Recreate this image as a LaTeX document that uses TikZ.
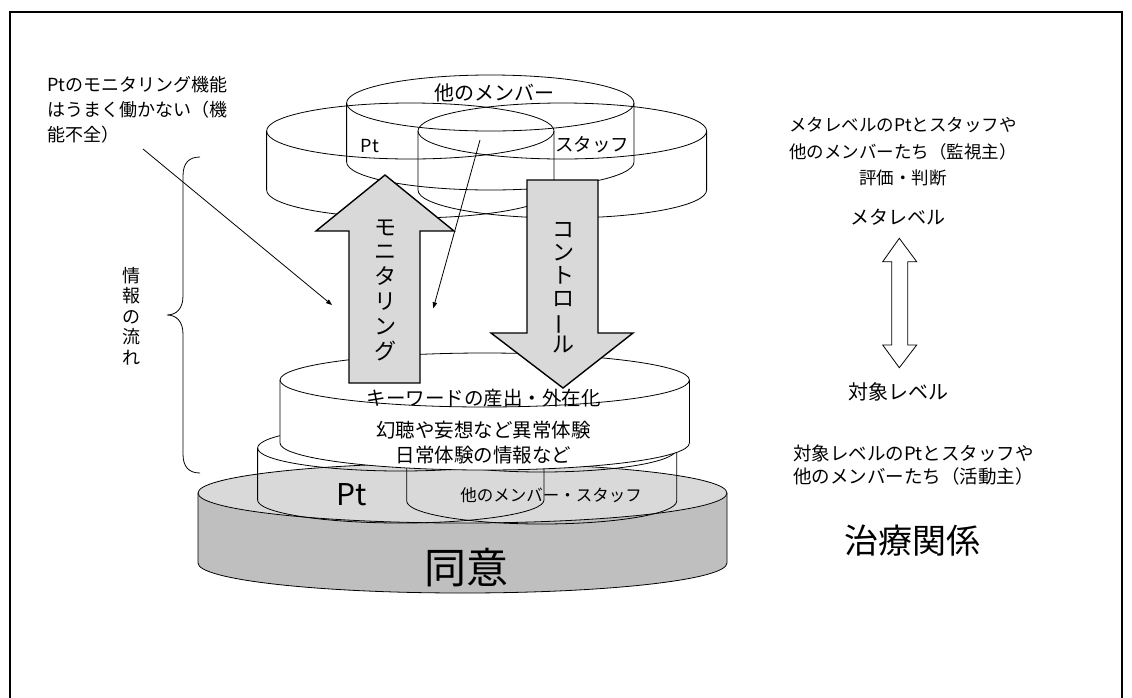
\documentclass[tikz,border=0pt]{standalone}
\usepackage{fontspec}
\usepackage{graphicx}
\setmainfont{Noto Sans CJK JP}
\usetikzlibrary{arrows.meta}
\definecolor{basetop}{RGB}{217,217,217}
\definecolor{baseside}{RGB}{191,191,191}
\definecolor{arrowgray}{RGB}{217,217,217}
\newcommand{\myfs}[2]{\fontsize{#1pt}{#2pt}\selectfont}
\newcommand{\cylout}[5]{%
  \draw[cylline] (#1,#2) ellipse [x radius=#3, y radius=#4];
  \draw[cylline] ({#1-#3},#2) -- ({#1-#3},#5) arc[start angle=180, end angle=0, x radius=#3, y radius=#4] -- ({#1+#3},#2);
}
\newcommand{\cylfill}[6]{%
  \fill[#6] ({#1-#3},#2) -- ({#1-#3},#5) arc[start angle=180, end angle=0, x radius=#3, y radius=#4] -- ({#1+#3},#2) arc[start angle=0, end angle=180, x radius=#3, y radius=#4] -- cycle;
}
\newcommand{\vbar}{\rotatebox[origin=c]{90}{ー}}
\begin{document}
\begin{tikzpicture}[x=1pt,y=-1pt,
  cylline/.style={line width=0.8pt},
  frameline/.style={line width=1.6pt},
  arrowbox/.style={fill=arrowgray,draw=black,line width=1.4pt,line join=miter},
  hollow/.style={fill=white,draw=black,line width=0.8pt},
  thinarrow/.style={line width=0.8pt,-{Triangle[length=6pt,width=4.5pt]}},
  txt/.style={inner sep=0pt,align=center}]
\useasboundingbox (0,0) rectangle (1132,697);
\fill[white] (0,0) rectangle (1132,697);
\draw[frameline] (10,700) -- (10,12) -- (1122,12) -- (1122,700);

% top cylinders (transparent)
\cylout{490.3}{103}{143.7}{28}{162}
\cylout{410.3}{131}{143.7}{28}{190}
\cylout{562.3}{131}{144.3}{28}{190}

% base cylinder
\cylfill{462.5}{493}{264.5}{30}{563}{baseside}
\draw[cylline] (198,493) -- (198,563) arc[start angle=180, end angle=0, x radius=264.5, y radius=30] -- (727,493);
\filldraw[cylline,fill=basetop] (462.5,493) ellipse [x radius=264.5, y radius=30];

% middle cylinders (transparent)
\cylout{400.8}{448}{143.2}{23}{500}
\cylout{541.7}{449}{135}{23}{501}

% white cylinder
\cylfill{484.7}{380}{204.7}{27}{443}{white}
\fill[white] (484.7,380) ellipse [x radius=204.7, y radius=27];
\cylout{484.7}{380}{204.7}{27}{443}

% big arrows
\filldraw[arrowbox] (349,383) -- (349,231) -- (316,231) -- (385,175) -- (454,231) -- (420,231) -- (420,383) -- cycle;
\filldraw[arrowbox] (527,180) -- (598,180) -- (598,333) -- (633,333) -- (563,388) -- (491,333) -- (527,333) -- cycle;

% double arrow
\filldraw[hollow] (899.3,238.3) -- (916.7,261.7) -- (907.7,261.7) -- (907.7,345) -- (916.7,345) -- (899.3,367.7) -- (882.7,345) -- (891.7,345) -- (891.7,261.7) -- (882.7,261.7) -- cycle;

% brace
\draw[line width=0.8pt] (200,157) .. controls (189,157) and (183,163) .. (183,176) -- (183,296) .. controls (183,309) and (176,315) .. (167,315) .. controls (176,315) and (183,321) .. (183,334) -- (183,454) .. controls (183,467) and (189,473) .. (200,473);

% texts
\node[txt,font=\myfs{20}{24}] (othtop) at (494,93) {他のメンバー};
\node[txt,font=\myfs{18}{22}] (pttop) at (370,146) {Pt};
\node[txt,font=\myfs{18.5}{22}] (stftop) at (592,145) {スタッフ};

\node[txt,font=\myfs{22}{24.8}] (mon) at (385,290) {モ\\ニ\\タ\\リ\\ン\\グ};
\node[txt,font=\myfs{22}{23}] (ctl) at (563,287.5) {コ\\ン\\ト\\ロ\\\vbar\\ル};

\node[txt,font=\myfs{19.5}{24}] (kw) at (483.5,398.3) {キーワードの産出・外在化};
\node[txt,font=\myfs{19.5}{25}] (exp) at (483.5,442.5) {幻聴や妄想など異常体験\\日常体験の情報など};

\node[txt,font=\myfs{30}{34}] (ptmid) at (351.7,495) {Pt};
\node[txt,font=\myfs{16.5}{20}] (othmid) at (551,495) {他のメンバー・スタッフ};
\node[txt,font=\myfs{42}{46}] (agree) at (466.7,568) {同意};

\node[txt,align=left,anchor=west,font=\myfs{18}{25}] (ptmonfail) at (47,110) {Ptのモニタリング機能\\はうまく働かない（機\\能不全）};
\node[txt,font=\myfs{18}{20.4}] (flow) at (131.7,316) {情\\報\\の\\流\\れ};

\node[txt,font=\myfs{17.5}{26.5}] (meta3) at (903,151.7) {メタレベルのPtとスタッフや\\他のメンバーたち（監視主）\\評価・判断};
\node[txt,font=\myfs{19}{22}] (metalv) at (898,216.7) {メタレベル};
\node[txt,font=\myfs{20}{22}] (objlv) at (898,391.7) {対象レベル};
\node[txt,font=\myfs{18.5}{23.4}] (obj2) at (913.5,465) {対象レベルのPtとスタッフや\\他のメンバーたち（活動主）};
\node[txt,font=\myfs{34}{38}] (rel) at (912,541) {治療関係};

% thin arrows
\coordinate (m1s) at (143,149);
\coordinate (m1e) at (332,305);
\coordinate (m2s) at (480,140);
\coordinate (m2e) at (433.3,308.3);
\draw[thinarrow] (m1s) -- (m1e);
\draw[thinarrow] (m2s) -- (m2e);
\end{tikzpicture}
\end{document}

- GIVEN INSTRUCTION
The data above needs to be retyped exactly, with the images left out.

- SOLUTION FOR THIS EXERCISE
Recreate this image as a LaTeX document that uses TikZ.
\documentclass[tikz,border=0pt]{standalone}
\usepackage{fontspec}
\usepackage{graphicx}
\setmainfont{Noto Sans CJK JP}
\usetikzlibrary{arrows.meta}
\definecolor{basetop}{RGB}{217,217,217}
\definecolor{baseside}{RGB}{191,191,191}
\definecolor{arrowgray}{RGB}{217,217,217}
\newcommand{\myfs}[2]{\fontsize{#1pt}{#2pt}\selectfont}
\newcommand{\cylout}[5]{%
  \draw[cylline] (#1,#2) ellipse [x radius=#3, y radius=#4];
  \draw[cylline] ({#1-#3},#2) -- ({#1-#3},#5) arc[start angle=180, end angle=0, x radius=#3, y radius=#4] -- ({#1+#3},#2);
}
\newcommand{\cylfill}[6]{%
  \fill[#6] ({#1-#3},#2) -- ({#1-#3},#5) arc[start angle=180, end angle=0, x radius=#3, y radius=#4] -- ({#1+#3},#2) arc[start angle=0, end angle=180, x radius=#3, y radius=#4] -- cycle;
}
\newcommand{\vbar}{\rotatebox[origin=c]{90}{ー}}
\begin{document}
\begin{tikzpicture}[x=1pt,y=-1pt,
  cylline/.style={line width=0.8pt},
  frameline/.style={line width=1.6pt},
  arrowbox/.style={fill=arrowgray,draw=black,line width=1.4pt,line join=miter},
  hollow/.style={fill=white,draw=black,line width=0.8pt},
  thinarrow/.style={line width=0.8pt,-{Triangle[length=6pt,width=4.5pt]}},
  txt/.style={inner sep=0pt,align=center}]
\useasboundingbox (0,0) rectangle (1132,697);
\fill[white] (0,0) rectangle (1132,697);
\draw[frameline] (10,700) -- (10,12) -- (1122,12) -- (1122,700);

% top cylinders (transparent)
\cylout{490.3}{103}{143.7}{28}{162}
\cylout{410.3}{131}{143.7}{28}{190}
\cylout{562.3}{131}{144.3}{28}{190}

% base cylinder
\cylfill{462.5}{493}{264.5}{30}{563}{baseside}
\draw[cylline] (198,493) -- (198,563) arc[start angle=180, end angle=0, x radius=264.5, y radius=30] -- (727,493);
\filldraw[cylline,fill=basetop] (462.5,493) ellipse [x radius=264.5, y radius=30];

% middle cylinders (transparent)
\cylout{400.8}{448}{143.2}{23}{500}
\cylout{541.7}{449}{135}{23}{501}

% white cylinder
\cylfill{484.7}{380}{204.7}{27}{443}{white}
\fill[white] (484.7,380) ellipse [x radius=204.7, y radius=27];
\cylout{484.7}{380}{204.7}{27}{443}

% big arrows
\filldraw[arrowbox] (349,383) -- (349,231) -- (316,231) -- (385,175) -- (454,231) -- (420,231) -- (420,383) -- cycle;
\filldraw[arrowbox] (527,180) -- (598,180) -- (598,333) -- (633,333) -- (563,388) -- (491,333) -- (527,333) -- cycle;

% double arrow
\filldraw[hollow] (899.3,238.3) -- (916.7,261.7) -- (907.7,261.7) -- (907.7,345) -- (916.7,345) -- (899.3,367.7) -- (882.7,345) -- (891.7,345) -- (891.7,261.7) -- (882.7,261.7) -- cycle;

% brace
\draw[line width=0.8pt] (200,157) .. controls (189,157) and (183,163) .. (183,176) -- (183,296) .. controls (183,309) and (176,315) .. (167,315) .. controls (176,315) and (183,321) .. (183,334) -- (183,454) .. controls (183,467) and (189,473) .. (200,473);

% texts
\node[txt,font=\myfs{20}{24}] (othtop) at (494,93) {他のメンバー};
\node[txt,font=\myfs{18}{22}] (pttop) at (370,146) {Pt};
\node[txt,font=\myfs{18.5}{22}] (stftop) at (592,145) {スタッフ};

\node[txt,font=\myfs{22}{24.8}] (mon) at (385,290) {モ\\ニ\\タ\\リ\\ン\\グ};
\node[txt,font=\myfs{22}{23}] (ctl) at (563,287.5) {コ\\ン\\ト\\ロ\\\vbar\\ル};

\node[txt,font=\myfs{19.5}{24}] (kw) at (483.5,398.3) {キーワードの産出・外在化};
\node[txt,font=\myfs{19.5}{25}] (exp) at (483.5,442.5) {幻聴や妄想など異常体験\\日常体験の情報など};

\node[txt,font=\myfs{30}{34}] (ptmid) at (351.7,495) {Pt};
\node[txt,font=\myfs{16.5}{20}] (othmid) at (551,495) {他のメンバー・スタッフ};
\node[txt,font=\myfs{42}{46}] (agree) at (466.7,568) {同意};

\node[txt,align=left,anchor=west,font=\myfs{18}{25}] (ptmonfail) at (47,110) {Ptのモニタリング機能\\はうまく働かない（機\\能不全）};
\node[txt,font=\myfs{18}{20.4}] (flow) at (131.7,316) {情\\報\\の\\流\\れ};

\node[txt,font=\myfs{17.5}{26.5}] (meta3) at (903,151.7) {メタレベルのPtとスタッフや\\他のメンバーたち（監視主）\\評価・判断};
\node[txt,font=\myfs{19}{22}] (metalv) at (898,216.7) {メタレベル};
\node[txt,font=\myfs{20}{22}] (objlv) at (898,391.7) {対象レベル};
\node[txt,font=\myfs{18.5}{23.4}] (obj2) at (913.5,465) {対象レベルのPtとスタッフや\\他のメンバーたち（活動主）};
\node[txt,font=\myfs{34}{38}] (rel) at (912,541) {治療関係};

% thin arrows
\coordinate (m1s) at (143,149);
\coordinate (m1e) at (332,305);
\coordinate (m2s) at (480,140);
\coordinate (m2e) at (433.3,308.3);
\draw[thinarrow] (m1s) -- (m1e);
\draw[thinarrow] (m2s) -- (m2e);
\end{tikzpicture}
\end{document}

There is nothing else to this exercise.